Tech support was among the many services that Cifuentes said he offered to Chapo. He testified that he sent a Colombian systems engineer named Cristián to set up an encrypted network for the cartel in the rugged mountains of Sinaloa. Cifuentes said Cristián hooked Chapo up with wireless internet and a custom network that offered “secure communications.”
Cifuentes appeared to be vigilant about digital security. Prosecutors showed the jury his detailed accounting records, which included items like “cellular inhibitors” and “microphone searchers” among his expenses. “You turn it on during a meeting and there’s no way anyone can tape it or send out anything,” Cifuentes said, describing one of the devices.

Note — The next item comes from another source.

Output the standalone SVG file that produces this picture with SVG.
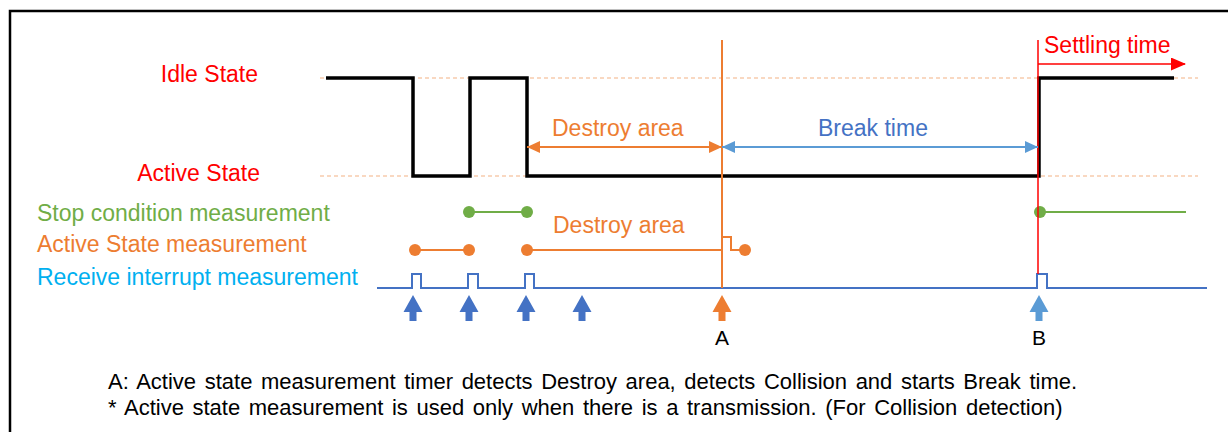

Being the Sinaloa cartel’s tech guru was not an easy job. Prosecutors played the jury excerpts of a taped phone call where Cristián complains about being scolded for the encrypted network being down. Another member of the Cifuentes clan, Jorge’s younger brother Alex, was living with Chapo in the mountains and apparently laying into Cristián about the service outage.
The irony was that authorities were only able to obtain the call because the men were forced to use conventional cellphones while their secure network was down. Cifuentes called Cristián “an irresponsible person,” and said the engineer screwed up by forgetting to renew the license on the software they had purchased.